The average advisory firm spends only 1%-2% of their annual revenues on marketing. But even with a small amount invested in marketing efforts, we've seen many advisors throw that money away.

Why? Because they're using it to target the wrong audience.

While most advisors are focused on attracting high-net-worth clients and serving ever-richer investors, the bigger opportunity is found elsewhere.

Targeting the Mass Affluent

Mass affluent clients now should be the primary focus of advisors who want to grow their companies over the next several decades. There are many reasons why this is the smart move, but here are some of the most compelling:

According to MarketResearch.com, "Affluent consumers account for 28% of all U.S. adults. The 34 million mass affluent consumers represent 15% of all American consumers, while the highly affluent account for 9% and the super-affluent segment amounts to 4% of American adults."

Playing the numbers game, the mass affluent population features far more people who need financial advice and can be possible clients.

Mass affluent individuals might make up 15% of consumers, but they hold a much higher share of the possible investable wealth — which is what most advisors who want to immediately grow their AUM care about most. In fact, the mass affluent hold 43% of all investable assets.

Advisors may think of mass affluent as the HENRY (High Earner, Not Rich Yet) population, but the numbers above clearly show there is immediate wealth that needs advice.
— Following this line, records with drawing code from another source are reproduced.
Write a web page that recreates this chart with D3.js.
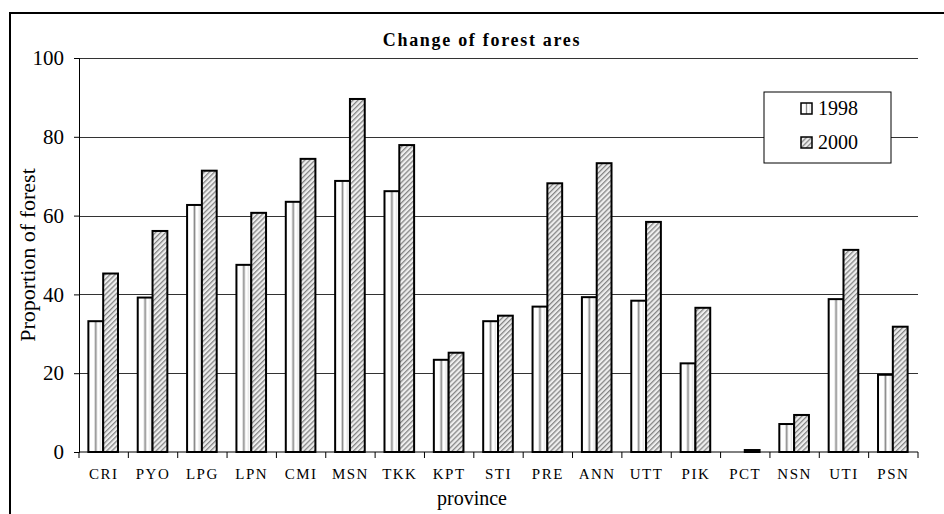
<!DOCTYPE html>
<html>
<head>
<meta charset="utf-8">
<script src="https://cdn.jsdelivr.net/npm/d3@7"></script>
<style>
  body { margin: 0; background: #fff; }
  svg { display: block; font-family: "Liberation Serif", "Times New Roman", serif; }
  svg text { font-family: "Liberation Serif", "Times New Roman", serif; }
</style>
</head>
<body>
<svg id="chart" width="944" height="514"></svg>
<script>
"use strict";

// data
const provinces = ["CRI", "PYO", "LPG", "LPN", "CMI", "MSN", "TKK", "KPT", "STI",
                   "PRE", "ANN", "UTT", "PIK", "PCT", "NSN", "UTI", "PSN"];
const years = ["1998", "2000"];
const values1998 = [33.2, 39.2, 62.7, 47.5, 63.5, 68.8, 66.2, 23.4, 33.2,
                    36.9, 39.3, 38.4, 22.5, 0, 7.1, 38.8, 19.6];
const values2000 = [45.3, 56.1, 71.4, 60.7, 74.4, 89.6, 77.9, 25.2, 34.6,
                    68.2, 73.3, 58.4, 36.6, 0.5, 9.4, 51.3, 31.8];
const yTicks = [0, 20, 40, 60, 80, 100];

const svg = d3.select("#chart");
const margin = {left: 79, right: 26, top: 58, bottom: 62};
const W = 944, H = 514;

// outer frame
svg.append("rect")
    .attr("x", 10).attr("y", 13)
    .attr("width", 940).attr("height", 520)
    .attr("fill", "none").attr("stroke", "#000").attr("stroke-width", 2);

const defs = svg.append("defs");

// vertical stripe for 1998 (one per bar)
const p98 = defs.append("pattern")
    .attr("id", "p1998")
    .attr("patternUnits", "objectBoundingBox")
    .attr("patternContentUnits", "objectBoundingBox")
    .attr("width", 1).attr("height", 1);
p98.append("rect").attr("width", 1).attr("height", 1).attr("fill", "#fff");
p98.append("rect").attr("x", 0.44).attr("width", 0.12).attr("height", 1).attr("fill", "#8a8a8a");
p98.append("rect").attr("x", 0.78).attr("width", 0.06).attr("height", 1).attr("fill", "#d8d8d8");

// diagonal hatch for 2000
const p00 = defs.append("pattern")
    .attr("id", "p2000")
    .attr("patternUnits", "userSpaceOnUse")
    .attr("width", 3.6).attr("height", 3.6)
    .attr("patternTransform", "rotate(45)");
p00.append("rect").attr("width", 3.6).attr("height", 3.6).attr("fill", "#eeeeee");
p00.append("rect").attr("x", 0).attr("width", 1.3).attr("height", 3.6).attr("fill", "#858585");

const fills = {"1998": "url(#p1998)", "2000": "url(#p2000)"};

// band of the whole category
const xCat = d3.scaleBand().domain(provinces).range([margin.left, W - margin.right]);
const x1 = d3.scaleBand().domain(years).range([0, xCat.bandwidth() * 0.6]);

const y = d3.scaleLinear().domain([0, 100]).range([H - margin.bottom, margin.top]);

// gridlines
svg.append("g")
  .selectAll("line")
  .data(yTicks.filter(t => t > 0))
  .join("line")
    .attr("x1", margin.left).attr("x2", W - margin.right)
    .attr("y1", d => Math.round(y(d)) + 0.5).attr("y2", d => Math.round(y(d)) + 0.5)
    .attr("stroke", "#333").attr("stroke-width", 1);

// bars
const rows = provinces.map((p, i) => ({p, vals: [values1998[i], values2000[i]]}));
const off = xCat.bandwidth() * 0.19;
svg.append("g")
  .selectAll("g")
  .data(rows)
  .join("g")
    .attr("transform", d => `translate(${xCat(d.p) + off},0)`)
  .selectAll("rect")
  .data(d => d.vals.map((v, k) => ({year: years[k], v})))
  .join("rect")
    .filter(d => d.v > 0)
    .attr("x", d => x1(d.year))
    .attr("y", d => y(d.v))
    .attr("width", x1.bandwidth())
    .attr("height", d => y(0) - y(d.v))
    .attr("fill", d => fills[d.year])
    .attr("stroke", "#000")
    .attr("stroke-width", 2);

// y axis
const yAxis = d3.axisLeft(y).tickValues(yTicks).tickSize(5).tickPadding(10);
const gy = svg.append("g")
    .attr("transform", `translate(${margin.left},0)`)
    .call(yAxis)
    .attr("font-family", null);
gy.select(".domain").attr("stroke", "#000");
gy.selectAll("text")
    .attr("font-size", 21)
    .attr("fill", "#000");

// x axis: ticks on category boundaries
const gx = svg.append("g").attr("transform", `translate(0,${y(0)})`);
gx.append("line")
    .attr("x1", margin.left).attr("x2", W - margin.right)
    .attr("stroke", "#000");
gx.selectAll(".tk")
  .data(provinces.concat(["end"]))
  .join("line")
    .attr("class", "tk")
    .attr("x1", (d, i) => margin.left + i * xCat.step())
    .attr("x2", (d, i) => margin.left + i * xCat.step())
    .attr("y1", 0).attr("y2", 6)
    .attr("stroke", "#000");
gx.selectAll("text")
  .data(provinces)
  .join("text")
    .attr("x", d => xCat(d) + xCat.bandwidth() / 2)
    .attr("y", 27)
    .attr("text-anchor", "middle")
    .attr("font-size", 15)
    .attr("letter-spacing", 1.5)
    .text(d => d);

// axis titles
svg.append("text")
    .attr("x", 472).attr("y", 505)
    .attr("text-anchor", "middle")
    .attr("font-size", 20)
    .text("province");

svg.append("text")
    .attr("transform", `translate(35,${(y(0) + y(100)) / 2}) rotate(-90)`)
    .attr("text-anchor", "middle")
    .attr("font-size", 22)
    .text("Proportion of forest");

// title
svg.append("text")
    .attr("x", 482).attr("y", 46)
    .attr("text-anchor", "middle")
    .attr("font-size", 18)
    .attr("letter-spacing", 1.7)
    .attr("font-weight", "bold")
    .text("Change of forest ares");

// legend
const lg = svg.append("g").attr("transform", "translate(764,92)");
lg.append("rect")
    .attr("width", 127).attr("height", 71)
    .attr("fill", "#fff").attr("stroke", "#000").attr("stroke-width", 1);
years.forEach((yr, k) => {
  const row = lg.append("g").attr("transform", `translate(37,${16 + k * 34})`);
  row.append("rect")
      .attr("y", -5).attr("width", 11).attr("height", 11)
      .attr("fill", fills[yr]).attr("stroke", "#000").attr("stroke-width", 1.5);
  row.append("text")
      .attr("x", 17).attr("y", 7)
      .attr("font-size", 20)
      .text(yr);
});
</script>
</body>
</html>
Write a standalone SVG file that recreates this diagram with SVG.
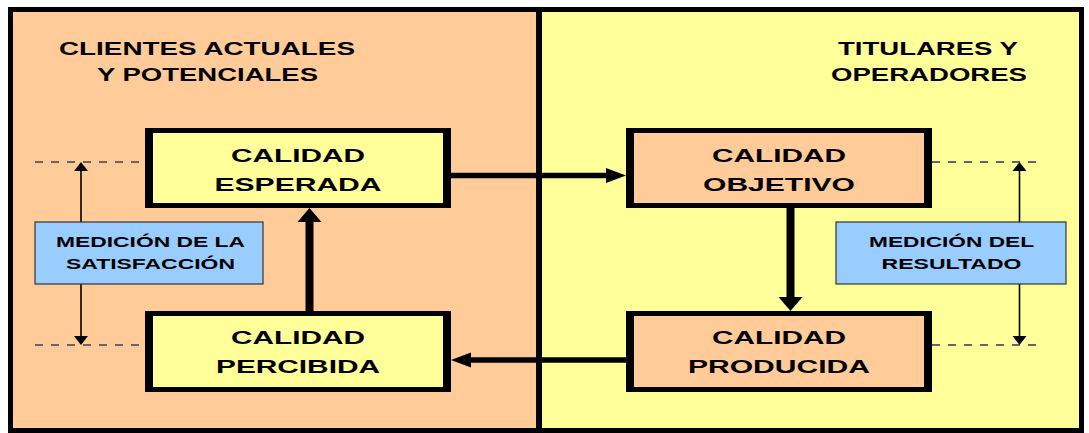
<svg xmlns="http://www.w3.org/2000/svg" width="1089" height="433" viewBox="0 0 1089 433">
  <style>
    .t { font-family: "Liberation Sans", Arial, sans-serif; font-weight: bold; fill: #000; text-anchor: middle; }
    .box { font-size: 18px; }
    .hdr { font-size: 18px; }
    .meas { font-size: 15px; }
    .dash { stroke: #666; stroke-width: 2; stroke-dasharray: 8 8; fill: none; }
    .thin { stroke: #000; stroke-width: 1.6; fill: none; }
    .thickH { stroke: #000; stroke-width: 5.5; fill: none; }
    .thickV { stroke: #000; stroke-width: 8; fill: none; }
    .blue { fill: #99CCFF; stroke: #333; stroke-width: 1.2; }
  </style>
  <defs>
    <marker id="ahH" markerUnits="userSpaceOnUse" markerWidth="20" markerHeight="15" refX="0" refY="7.5" orient="auto" overflow="visible">
      <path d="M0,0 L20,7.5 L0,15 Z" fill="#000"/>
    </marker>
    <marker id="ahV" markerUnits="userSpaceOnUse" markerWidth="14" markerHeight="24" refX="0" refY="12" orient="auto" overflow="visible">
      <path d="M0,0 L14,12 L0,24 Z" fill="#000"/>
    </marker>
    <marker id="ahT" markerUnits="userSpaceOnUse" markerWidth="9" markerHeight="14" refX="0" refY="7" orient="auto" overflow="visible">
      <path d="M0,0 L9,7 L0,14 Z" fill="#000"/>
    </marker>
  </defs>

  <!-- panels -->
  <g id="panel-clientes">
    <rect x="10.5" y="9.5" width="528.5" height="421" fill="#FFCC99"/>
    <text class="t hdr" x="207" y="55" textLength="296" lengthAdjust="spacingAndGlyphs">CLIENTES ACTUALES</text>
    <text class="t hdr" x="207.5" y="81" textLength="221" lengthAdjust="spacingAndGlyphs">Y POTENCIALES</text>
  </g>
  <g id="panel-titulares">
    <rect x="539" y="9.5" width="542.5" height="421" fill="#FFFF99"/>
    <text class="t hdr" x="928" y="55" textLength="180" lengthAdjust="spacingAndGlyphs">TITULARES Y</text>
    <text class="t hdr" x="929" y="81" textLength="196" lengthAdjust="spacingAndGlyphs">OPERADORES</text>
  </g>
  <g id="frame" fill="none" stroke="#000">
    <rect x="10.5" y="9.5" width="1071" height="421" stroke-width="5"/>
    <line x1="539" y1="9.5" x2="539" y2="430.5" stroke-width="6"/>
  </g>

  <!-- connectors -->
  <g id="connectors">
    <line class="dash" x1="35" y1="162" x2="145" y2="162"/>
    <line class="dash" x1="35" y1="345" x2="145" y2="345"/>
    <line class="dash" x1="932" y1="162" x2="1042" y2="162"/>
    <line class="dash" x1="932" y1="345" x2="1042" y2="345"/>

    <line class="thin" x1="81" y1="222" x2="81" y2="171" marker-end="url(#ahT)"/>
    <line class="thin" x1="81" y1="284" x2="81" y2="336" marker-end="url(#ahT)"/>
    <line class="thin" x1="1019.5" y1="222" x2="1019.5" y2="171" marker-end="url(#ahT)"/>
    <line class="thin" x1="1019.5" y1="284" x2="1019.5" y2="336" marker-end="url(#ahT)"/>

    <line class="thickH" x1="451" y1="175.5" x2="606" y2="175.5" marker-end="url(#ahH)"/>
    <line class="thickV" x1="790.5" y1="208" x2="790.5" y2="297" marker-end="url(#ahV)"/>
    <line class="thickH" x1="626" y1="360" x2="471" y2="360" marker-end="url(#ahH)"/>
    <line class="thickV" x1="309.5" y1="311" x2="309.5" y2="222" marker-end="url(#ahV)"/>
  </g>

  <!-- nodes -->
  <g id="calidad-esperada">
    <rect x="145" y="128" width="306" height="80" fill="#000"/>
    <rect x="153" y="133" width="290" height="70" fill="#FFFF99"/>
    <text class="t box" x="298" y="162" textLength="134" lengthAdjust="spacingAndGlyphs">CALIDAD</text>
    <text class="t box" x="298" y="191" textLength="167" lengthAdjust="spacingAndGlyphs">ESPERADA</text>
  </g>
  <g id="calidad-percibida">
    <rect x="145" y="311" width="306" height="81" fill="#000"/>
    <rect x="153" y="316" width="290" height="71" fill="#FFFF99"/>
    <text class="t box" x="298" y="344" textLength="134" lengthAdjust="spacingAndGlyphs">CALIDAD</text>
    <text class="t box" x="298" y="373" textLength="164" lengthAdjust="spacingAndGlyphs">PERCIBIDA</text>
  </g>
  <g id="calidad-objetivo">
    <rect x="626" y="128" width="306" height="80" fill="#000"/>
    <rect x="634" y="133" width="290" height="70" fill="#FFCC99"/>
    <text class="t box" x="779" y="162" textLength="134" lengthAdjust="spacingAndGlyphs">CALIDAD</text>
    <text class="t box" x="779" y="191" textLength="152" lengthAdjust="spacingAndGlyphs">OBJETIVO</text>
  </g>
  <g id="calidad-producida">
    <rect x="626" y="311" width="306" height="81" fill="#000"/>
    <rect x="634" y="316" width="290" height="71" fill="#FFCC99"/>
    <text class="t box" x="779" y="344" textLength="134" lengthAdjust="spacingAndGlyphs">CALIDAD</text>
    <text class="t box" x="779" y="373" textLength="182" lengthAdjust="spacingAndGlyphs">PRODUCIDA</text>
  </g>
  <g id="medicion-satisfaccion">
    <rect class="blue" x="35" y="222" width="228" height="62"/>
    <text class="t meas" x="150.5" y="247" textLength="189" lengthAdjust="spacingAndGlyphs">MEDICIÓN DE LA</text>
    <text class="t meas" x="150.5" y="269" textLength="169" lengthAdjust="spacingAndGlyphs">SATISFACCIÓN</text>
  </g>
  <g id="medicion-resultado">
    <rect class="blue" x="836" y="222" width="230" height="62"/>
    <text class="t meas" x="951.5" y="247" textLength="165" lengthAdjust="spacingAndGlyphs">MEDICIÓN DEL</text>
    <text class="t meas" x="951.5" y="269" textLength="140" lengthAdjust="spacingAndGlyphs">RESULTADO</text>
  </g>
</svg>
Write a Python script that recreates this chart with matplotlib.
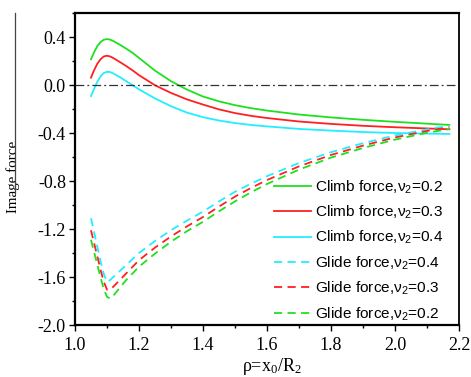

Forward-looking advisory firms should try to capture a high earner as early as possible. And as that person grows in earning power, your firm grows with them.

Two Mass Affluent Marketing Strategies

The mass affluent client can be described as:

  • Making around $100,000 a year in income.
  • Having anywhere between $100,000 to $1 million in investable assets.
  • Still accumulating more assets.

Here are two ways to provide these clients what they value: quality, convenience and experience-based interactions:

1. Invest in your digital client experience.

Document your client experience so you can identify which parts can be improved with digital interactions. It may mean that you focus on implementing a remote meeting process or that you use your client portal more heavily to add content they can download. By augmenting your advice with digital interactions, you'll not only create an experience favored by the mass affluent, you also will increase the efficiency of delivering your advice.

2. Create personalized interactions.

Mass affluent clients want high-quality professional relationships and personalized experiences as well. By investing in your digital experience, create opportunities to personalize meetings, communications, and messages and keep scaling your business.

More important, though, is to identify these clients' unique needs and offer them educational information that provides real value.

The mass affluent demographic is key to your growth. As more high net worth individuals consolidate around some of the largest RIAs, and then refer their network to those large firms, the average advisor has to identify where the opportunities for growth can be found.

To reach this important group, you need to build your firm's digital and personalized client service and marketing efforts. By doing that, you position yourself to win with these types of clients in the years ahead.